Si inizia con John Greaves che apre le danze proponendo con piano e voce God Song di Robert Wyatt. Poi invita a raggiungerlo sul palco Annie Barbazza ed insieme eseguono una serie di canzoni, la maggior parte delle quali in omaggio a Peter Blegvad, con menzione speciale per Kew Rhone e How beautiful you are.

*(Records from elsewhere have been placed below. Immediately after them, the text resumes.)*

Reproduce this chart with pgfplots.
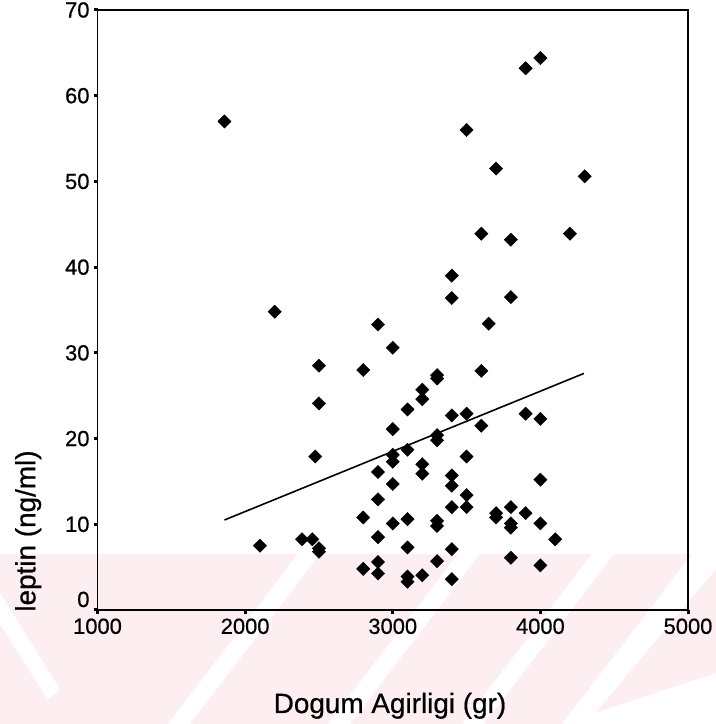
\documentclass[border=0pt]{standalone}
\usepackage{pgfplots}
\pgfplotsset{compat=1.18}
\usepackage{fontspec}
\setmainfont{Liberation Sans}
\newfontfamily\scanfont{Liberation Sans}[FakeBold=0.6]
\definecolor{wm}{RGB}{253,238,241}
\pgfplotstableread{
x y
1860 57.0
3900 63.2
4000 64.4
3500 56.0
3700 51.5
4300 50.6
3600 43.9
3800 43.2
4200 43.9
3400 39.0
3400 36.4
3800 36.5
2200 34.8
2900 33.3
3650 33.4
3000 30.6
2500 28.5
2800 28.0
3300 27.4
3300 27.0
3600 27.9
3200 25.7
3200 24.6
2500 24.1
3100 23.4
3400 22.7
3500 22.9
3900 22.9
4000 22.3
3600 21.5
3000 21.1
3300 20.4
3300 19.8
2475 17.9
3100 18.7
3000 18.1
3000 17.3
3500 17.9
3200 17.0
3200 15.9
2900 16.1
3400 15.7
3400 14.5
4000 15.2
3000 14.7
3500 13.4
3500 12.0
3400 12.0
2900 12.9
3800 12.0
3700 11.3
3700 10.8
3900 11.3
2800 10.8
3100 10.6
3000 10.1
3300 10.4
3300 9.8
3800 10.1
3800 9.6
4000 10.1
2900 8.5
2385 8.25
2455 8.25
4100 8.25
2100 7.5
2500 7.2
2500 6.8
3100 7.3
3400 7.1
3800 6.1
4000 5.2
3300 5.7
2800 4.8
2900 5.6
2900 4.25
3200 4.05
3100 3.9
3100 3.3
3400 3.6
}\leptin
\begin{document}
\begin{tikzpicture}[x=1bp,y=1bp]
\path[use as bounding box] (0,0) rectangle (716,724);
% faint watermark band
\fill[wm] (0,0) rectangle (716,170);
\fill[white] (298,170) -- (320,170) -- (190,0) -- (168,0) -- cycle;
\fill[white] (458,170) -- (480,170) -- (350,0) -- (328,0) -- cycle;
\fill[white] (592,170) -- (614,170) -- (484,0) -- (462,0) -- cycle;
\fill[white] (692,170) -- (716,170) -- (716,155) -- (586,0) -- (562,0) -- cycle;
\fill[white] (0,131) -- (60,35) -- (48,24) -- (0,100) -- cycle;
\fill[white] (562,0) -- (716,0) -- (716,51) -- cycle;
\begin{axis}[
  at={(97.5bp,114bp)}, anchor=south west,
  scale only axis, width=590.5bp, height=600bp,
  xmin=1000, xmax=5000, ymin=0, ymax=70,
  xtick={1000,2000,3000,4000,5000},
  ytick={0,10,20,30,40,50,60,70},
  yticklabels={{\smash{\raisebox{3bp}{0}}},10,20,30,40,50,60,70},
  tick align=outside, tick pos=left,
  major tick length=4bp,
  tick style={line width=3bp, black},
  axis line style={line width=1.8bp, black},
  /pgf/number format/assume math mode=true,
  /pgf/number format/set thousands separator={},
  tick label style={font=\scanfont\fontsize{22}{26}\selectfont},
  xticklabel style={yshift=-1bp},
  yticklabel style={xshift=-0.5bp},
  clip=false,
]
\addplot[only marks, mark=square*, mark size=4.7bp,
  mark options={rotate=45, fill=black, draw=black}] table[x=x,y=y] {\leptin};
\addplot[black, line width=1.6bp] coordinates {(1860,10.5) (4295,27.6)};
\end{axis}
\node[anchor=base, font=\scanfont\fontsize{28}{32}\selectfont] at (390,11) {Dogum Agirligi (gr)};
\node[rotate=90, anchor=base, font=\scanfont\fontsize{28}{32}\selectfont] at (35.4,193) {leptin (ng/ml)};
\end{tikzpicture}
\end{document}
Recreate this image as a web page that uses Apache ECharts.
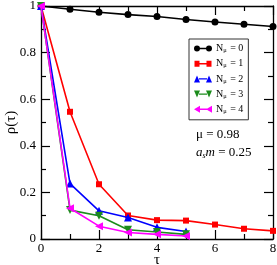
<!DOCTYPE html>
<html><head><meta charset="utf-8">
<script src="https://cdn.jsdelivr.net/npm/echarts@6/dist/echarts.min.js"></script>
<style>html,body{margin:0;padding:0;background:#fff}#c{width:277px;height:265px}</style>
</head><body><div id="c"></div>
<script>
const tau = [0, 1, 2, 3, 4, 5, 6, 7, 8];
const rhoN0 = [1, 0.986, 0.973, 0.963, 0.955, 0.942, 0.931, 0.922, 0.912];
const rhoN1 = [1, 0.546, 0.235, 0.101, 0.081, 0.079, 0.062, 0.044, 0.035];
const rhoN2 = [1, 0.238, 0.121, 0.092, 0.050, 0.032];
const rhoN3 = [1, 0.124, 0.100, 0.040, 0.030, 0.020];
const rhoN4 = [1, 0.132, 0.055, 0.028, 0.020, 0.013];
const seriesNames = ['N0', 'N1', 'N2', 'N3', 'N4'];
const legendLabels = ['0', '1', '2', '3', '4'];
const xTicks = [0, 2, 4, 6, 8];
const yTicks = [0, 0.2, 0.4, 0.6, 0.8, 1];

const colors = ['#000000', '#ff0000', '#0000ff', '#1c8c1c', '#ff00ff'];
const bar = 'M5,3.3 H13 V4.7 H5 Z ';
const icons = [
  'path://' + bar + 'M0,4 A3,3 0 1 1 6,4 A3,3 0 1 1 0,4 Z M12,4 A3,3 0 1 1 18,4 A3,3 0 1 1 12,4 Z M0,0.5 L0,0.5 Z M18,7.5 L18,7.5Z',
  'path://' + bar + 'M0.5,1 H5.5 V7 H0.5 Z M12.5,1 H17.5 V7 H12.5 Z M0,0.5 L0,0.5 Z M18,7.5 L18,7.5Z',
  'path://' + bar + 'M0,7.5 L3,0.5 L6,7.5 Z M12,7.5 L15,0.5 L18,7.5 Z',
  'path://' + bar + 'M0,0.5 L6,0.5 L3,7.5 Z M12,0.5 L18,0.5 L15,7.5 Z',
  'path://' + bar + 'M0,4 L6,0.5 L6,7.5 Z M12,4 L18,0.5 L18,7.5 Z'
];
const datasets = [rhoN0, rhoN1, rhoN2, rhoN3, rhoN4];
const symbols = ['circle', 'rect', 'triangle', 'triangle', 'triangle'];
const symbolSizes = [7, 6, 8, 8, 8];
const rotations = [0, 0, 0, 180, 90];

const font = 'Liberation Serif';
const fmtY = v => { const r = Math.round(v * 10) / 10; return String(r); };

const axisCommon = (isX, show) => ({
  type: 'value',
  min: 0,
  max: isX ? 8 : 1,
  interval: isX ? 2 : 0.2,
  axisLine: { show: true, onZero: false, lineStyle: { color: '#000', width: 1.3 } },
  axisTick: { show: true, inside: true, length: 9, lineStyle: { color: '#000', width: 1.2 } },
  minorTick: { show: true, splitNumber: 2, length: 5, lineStyle: { color: '#000', width: 1.2 } },
  splitLine: { show: false },
  axisLabel: {
    show: show, color: '#000', fontFamily: font, fontSize: 13, margin: isX ? 3 : 5,
    formatter: isX ? (v => String(v)) : fmtY, showMinLabel: true, showMaxLabel: true
  }
});

const xMain = Object.assign(axisCommon(true, true), {
  position: 'bottom', name: 'τ', nameLocation: 'middle', nameGap: 14, nameMoveOverlap: false,
  nameTextStyle: { fontFamily: font, fontSize: 15, color: '#000' }
});
const xTop = Object.assign(axisCommon(true, false), { position: 'top' });
const yMain = Object.assign(axisCommon(false, true), {
  position: 'left', name: 'ρ(τ)', nameLocation: 'middle', nameGap: 22, nameMoveOverlap: false,
  nameTextStyle: { fontFamily: font, fontSize: 15, color: '#000' }
});
const yRight = Object.assign(axisCommon(false, false), { position: 'right' });

const series = datasets.map((d, i) => ({
  name: seriesNames[i],
  type: 'line',
  xAxisIndex: 0, yAxisIndex: 0,
  data: d.map((v, k) => [tau[k], v]),
  symbol: symbols[i],
  symbolSize: symbolSizes[i],
  symbolRotate: rotations[i],
  showAllSymbol: true,
  lineStyle: { color: colors[i], width: 1.6 },
  itemStyle: { color: colors[i] },
  emphasis: { disabled: true },
  animation: false,
  z: 2 + i
}));

const chart = echarts.init(document.getElementById('c'), null, { renderer: 'canvas' });
chart.setOption({
  animation: false,
  grid: { left: 41, right: 4, top: 6, bottom: 26, containLabel: false, outerBoundsMode: 'none' },
  xAxis: [xMain, xTop],
  yAxis: [yMain, yRight],
  legend: {
    orient: 'vertical',
    left: 189, top: 39,
    padding: [4, 5, 5, 5],
    itemWidth: 18, itemHeight: 8, itemGap: 4.2,
    borderColor: '#333', borderWidth: 1, borderRadius: 0,
    backgroundColor: '#fff',
    selectedMode: false,
    data: seriesNames.map((n, i) => ({ name: n, icon: icons[i], itemStyle: { color: colors[i] } })),
    formatter: name => {
      const i = seriesNames.indexOf(name);
      return '{n|N}{s|μ}{n| = ' + legendLabels[i] + '}';
    },
    textStyle: {
      fontFamily: font, fontSize: 10, color: '#000', lineHeight: 10, padding: [0, 0, 0, -1],
      rich: {
        n: { fontFamily: font, fontSize: 10, color: '#000', lineHeight: 10 },
        s: { fontFamily: font, fontSize: 6.5, color: '#000', lineHeight: 6, padding: [4, 1, 0, 0] }
      }
    }
  },
  graphic: [
    {
      type: 'text', left: 196, top: 128,
      style: { text: 'μ = 0.98', font: '13px "Liberation Serif"', fill: '#000' }
    },
    {
      type: 'text', left: 196, top: 146,
      style: {
        text: '{i|a}{s|s}{i|m}{n| = 0.25}',
        fill: '#000',
        rich: {
          i: { fontFamily: font, fontStyle: 'italic', fontSize: 13, fill: '#000' },
          s: { fontFamily: font, fontStyle: 'italic', fontSize: 8, fill: '#000', padding: [7, 0, 0, 0] },
          n: { fontFamily: font, fontSize: 13, fill: '#000' }
        }
      }
    }
  ],
  series: series
});
</script>
</body></html>
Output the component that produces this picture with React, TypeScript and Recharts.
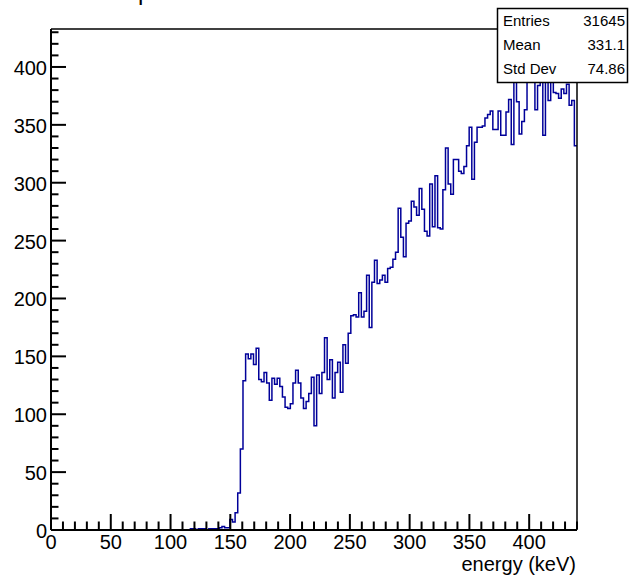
import React from 'react';
import { LineChart, Line, XAxis, YAxis } from 'recharts';

// Histogram definition: 200 bins of 2.2 keV from 0 to 440 keV
const BIN_LOW = 0;
const BIN_WIDTH = 2.2;
const X_MAX = 440;
const Y_MAX = 432.8;

const binCounts = [
  0, 0, 0, 0, 0, 0, 0, 0, 0, 0,
  0, 0, 0, 0, 0, 0, 0, 0, 0, 0,
  0, 0, 0, 0, 0, 0, 0, 0, 0, 0,
  0, 0, 0, 0, 0, 0, 0, 0, 0, 0,
  0, 0, 0, 0, 0, 0, 0, 0, 0, 0,
  0, 0, 0, 1, 1, 0, 1, 1, 1, 0,
  1, 1, 1, 1, 2, 3, 2, 2, 9, 7,
  15, 32, 70, 129, 152, 148, 152, 143, 157, 130,
  128, 136, 127, 112, 131, 126, 131, 124, 115, 106,
  105, 109, 127, 138, 127, 114, 105, 111, 118, 132,
  90, 134, 118, 136, 166, 130, 147, 114, 136, 145,
  119, 160, 144, 170, 185, 186, 184, 205, 184, 189,
  220, 175, 214, 233, 213, 216, 220, 214, 226, 227,
  234, 240, 278, 253, 236, 265, 267, 284, 279, 272,
  295, 277, 258, 254, 299, 262, 306, 261, 260, 294,
  330, 299, 290, 320, 320, 310, 308, 314, 332, 348,
  303, 335, 348, 348, 349, 356, 359, 362, 346, 346,
  362, 341, 341, 361, 372, 333, 405, 370, 342, 353,
  363, 398, 390, 400, 363, 384, 395, 341, 398, 371,
  392, 378, 377, 373, 381, 377, 385, 367, 371, 332,
];

const xTicks = [
  0, 10, 20, 30, 40, 50, 60, 70, 80, 90, 100, 110, 120, 130, 140, 150,
  160, 170, 180, 190, 200, 210, 220, 230, 240, 250, 260, 270, 280, 290,
  300, 310, 320, 330, 340, 350, 360, 370, 380, 390, 400, 410, 420, 430, 440,
];
const yTicks = [
  0, 10, 20, 30, 40, 50, 60, 70, 80, 90, 100, 110, 120, 130, 140, 150,
  160, 170, 180, 190, 200, 210, 220, 230, 240, 250, 260, 270, 280, 290,
  300, 310, 320, 330, 340, 350, 360, 370, 380, 390, 400, 410, 420, 430,
];
const MAJOR_STEP = 50;

const statsLabels = ['Entries', 'Mean', 'Std Dev'];
const statsValues = ['31645', '331.1', '74.86'];
const xTitle = 'energy (keV)';
const titleFragment = 'p';

const rows = binCounts.map((c, i) => ({ x: BIN_LOW + i * BIN_WIDTH, count: c }));
rows.push({ x: BIN_LOW + binCounts.length * BIN_WIDTH, count: binCounts[binCounts.length - 1] });

const FONT = 'Liberation Sans, Arial, Helvetica, sans-serif';
const LINE_COLOR = '#000099';

const XTick = (props: any) => {
  const { x, y, payload } = props;
  const v = payload.value;
  const major = v % MAJOR_STEP === 0;
  const y0 = y - 1;
  return (
    <g>
      <line x1={x} x2={x} y1={y0} y2={y0 - (major ? 15 : 7.5)} stroke="#000" strokeWidth={2} />
      {major && (
        <text x={x} y={y0 + 20} textAnchor="middle" fontSize={20} fontFamily={FONT} fill="#000">
          {v}
        </text>
      )}
    </g>
  );
};

const YTick = (props: any) => {
  const { x, y, payload } = props;
  const v = payload.value;
  const major = v % MAJOR_STEP === 0;
  return (
    <g>
      <line x1={x} x2={x + (major ? 15 : 7.5)} y1={y} y2={y} stroke="#000" strokeWidth={2} />
      {major && (
        <text x={x - 4} y={y + 8} textAnchor="end" fontSize={20} fontFamily={FONT} fill="#000">
          {v}
        </text>
      )}
    </g>
  );
};

export default function App() {
  return (
    <div style={{ position: 'absolute', left: 0, top: 0, width: 629, height: 577, background: '#fff' }}>
      <LineChart
        width={629}
        height={577}
        data={rows}
        margin={{ top: 28, right: 51, bottom: 46, left: 50 }}
      >
        <XAxis
          dataKey="x"
          type="number"
          domain={[0, X_MAX]}
          ticks={xTicks}
          interval={0}
          height={1}
          tickSize={0}
          tickMargin={0}
          tickLine={false}
          axisLine={{ stroke: '#000', strokeWidth: 2 }}
          tick={(p: any) => <XTick {...p} />}
        />
        <XAxis
          xAxisId="top"
          orientation="top"
          type="number"
          domain={[0, X_MAX]}
          height={1}
          tick={false}
          tickLine={false}
          axisLine={{ stroke: '#000', strokeWidth: 1.5 }}
        />
        <YAxis
          type="number"
          domain={[0, Y_MAX]}
          ticks={yTicks}
          interval={0}
          width={1}
          tickSize={0}
          tickMargin={0}
          tickLine={false}
          axisLine={{ stroke: '#000', strokeWidth: 2 }}
          tick={(p: any) => <YTick {...p} />}
        />
        <YAxis
          yAxisId="right"
          orientation="right"
          type="number"
          domain={[0, Y_MAX]}
          width={1}
          tick={false}
          tickLine={false}
          axisLine={{ stroke: '#000', strokeWidth: 1.5 }}
        />
        <Line
          dataKey="count"
          type="stepAfter"
          stroke={LINE_COLOR}
          strokeWidth={1.5}
          dot={false}
          activeDot={false}
          isAnimationActive={false}
        />
      </LineChart>
      <svg
        width={629}
        height={577}
        style={{ position: 'absolute', left: 0, top: 0, pointerEvents: 'none' }}
      >
        <text x={138} y={-0.5} fontSize={24} fontFamily={FONT} fill="#000">
          {titleFragment}
        </text>
        <rect x={497.5} y={8.5} width={130} height={74} fill="#fff" stroke="#000" strokeWidth={1.5} />
        {statsLabels.map((s, i) => (
          <text key={s} x={503} y={26 + i * 24} fontSize={15} fontFamily={FONT} fill="#000">
            {s}
          </text>
        ))}
        {statsValues.map((s, i) => (
          <text key={s} x={625} y={26 + i * 24} fontSize={15} fontFamily={FONT} fill="#000" textAnchor="end">
            {s}
          </text>
        ))}
        <text x={576} y={571} fontSize={20} fontFamily={FONT} fill="#000" textAnchor="end">
          {xTitle}
        </text>
      </svg>
    </div>
  );
}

Chiusa questa prima mezz'ora (un "aperitif", come lo ha definito Greaves) inizia il concerto di quelli che una volta erano gli Henry Cow e che oggi si presentano come Henry Now... E come accennavamo è libertà totale. I quattro sperimentano come ai vecchi tempi, ma il fluire di note e suoni appare naturale e non forzato, a dimostrazione di un'intesa ancora totale dopo tanti anni. Bastano pochissimi cenni, pochissimi sguardi e si capiscono alla perfezione. Chris Cutler guida ritmicamente col suo personalissimo stile. Fred Frith suona la chitarra con le mani, ma anche con altri oggetti particolari, ottenendo effetti di tutti i tipi. Tim Hodgkinson fa strane cose col clarinetto e con marchingegni elettronici. E John Greaves al basso sembra il più normale di tutti, ma poi lo vedi suonare o lo senti declamare versi curiosi e tanto normale non è nemmeno lui. Ma scherzi a parte è davvero impressionante il modo in cui le improvvisazioni proposte coinvolgono e catturano. Non è uno di quei casi in cui i musicisti sembrano andare ognuno per i fatti loro creando un caos totalmente disordinato. Qui gli Henry Now sono in piena sintonia, volano alti e volano insieme tra pieni ossessivi, stravaganze varie e momenti di calma apparente. Vola anche una prima mezz'ora senza neanche che ce ne accorgessimo. E subito un altro quarto d'ora in cui i musicisti fanno di tutto e di più. Escono per un attimo, ma il pubblico li acclama a gran voce e parte il bis con un'altra improvvisazione con Frith che stavolta è impegnato con un violino stridente, che contribuisce a creare un'atmosfera straniante. Torna sul palco anche la Barbazza e gli Henry Now suonano gli Slapp Happy per festeggiare il compleanno di Max Marchini. Per poi arrivare al gran finale con la wyattiana ed emozionante Little Red Riding Hood Hits the Road. Ed è apoteosi. È un finale perfetto di un gruppo senza confini e di una serata da ricordare. RIO? Boh. Prog? Mah, probabilmente sì, inteso come nell'Aprile-Meyer. Free jazz? Macché. Henry Now. Semplicemente... Un evento! E la standing ovation finale del pubblico dice tutto!